Best Practice Reminders
10 quick and easy (and research-based) things you can do to improve student learning in your classroom
- Make your learning objectives explicit: start every class by telling students the purpose of today’s class (what you want them to know, understand, or be able to do by the end of class). Write it on the board, have them write it on an index card (great as an exit card later), and/or discuss it as a class.
- Use Lectures Effectively: brain research shows that the adolescent brain can handle 12-15 minutes of direct instruction of new content (“Teaching With the Brain in Mind”). Then students need time to think about it, apply it, or see examples.Long lectures (meaning when the teacher is at the front of the room delivering information to the students for over 15 minutes) are ineffective and inefficient ways of improving student learning.
- Allow movement: we’ve known for decades that movement not only improves our ability to learn, but also helps keep us attentive and engaged. Science shows us that humans should, at a minimum, stand up for 2 minutes every 20 minutes (NPR Article). Build movement, however brief, into your daily plan. Consider having students switch seats or stand and stretch, or just “mingle” for a few minutes between activities. If you want students to discuss a concept or question, why not have them do this while standing and moving around?
- Use your room effectively and creatively: take the time to move desks around to best meet the needs of your lesson or your students. A few minutes at the beginning or end of class can make a huge difference in how kids learn; use the students to help you move furniture—with a little training, this can become a quick and easy habit.
- Use formative assessments to check for understanding often: All practice work (homework, classwork) is formative, so use what you learn to inform what you do next. In addition, consider using exit cards and quick checks to see what they understand or can do. Keep a pile of index cards handy, or slips of scrap paper. Take the last 5 minutes of class to revisit the objectives you made explicit at the beginning of class—did they get what you hoped they would? Make sure to use the information you get to plan your next class--formative assessments are only formative if they inform your teaching.
- Offer read aloud options: when introducing new information through reading, offer two options: reading silently, or listening to a teacher read. Consider offering the choice through an exit card the class before to avoid the “I’ll do what my friend is doing” choice. Ask a colleague, an administrator, an aide, or one of the instructional coaches to come sit with the silent readers while you take the other group to an empty room. Have them follow along as you read to improve their vocabulary, fluency, and reading rate.
- Make learning active, not passive: remember, the one doing is the one learning. If the teacher is talking, the teacher is learning; if the teacher is demonstrating, the teacher is learning. So after you talk and demonstrate, make them do it. Active learning takes more time, but the outcome is long-lasting.
- Get rid of zeroes: when using a traditional 100 point grading scale, zeroes unfairly skew results and prevent accurate reporting of skills, understandings , and knowledge.

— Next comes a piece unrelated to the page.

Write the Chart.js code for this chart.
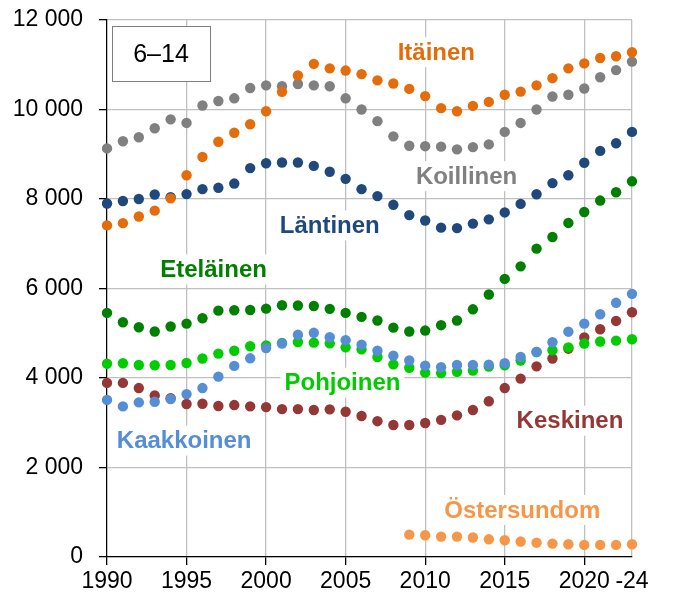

- Be thoughtful about homework: while the current research on homework is inconclusive, almost all researchers agree on a few findings. First, homework should not require new learning (though it can introduce new learning), it should be used to reinforce, practice, prepare for, or extend learning. Second, the purpose of the homework should be clear to students, as should the approximate intended time. Third, the homework should match the skill level of the student (which may mean differentiating the homework); if it’s too hard, students will get frustrated and give up, and if it’s too easy, it will be “busy work”. Finally, provide support structures for homework help and completion. Research shows that students from low-economic homes do not benefit from homework as much as students from middle- or high-economic homes, so we need to have structures in place to ensure all students are benefiting.
- Expect greatness: all students are capable of meeting or exceeding high expectations. We may need to provide scaffolding for some students, and some may need more time or different pathways than others to get there, but all students can be excellent. Expect greatness from them, and then help them achieve it.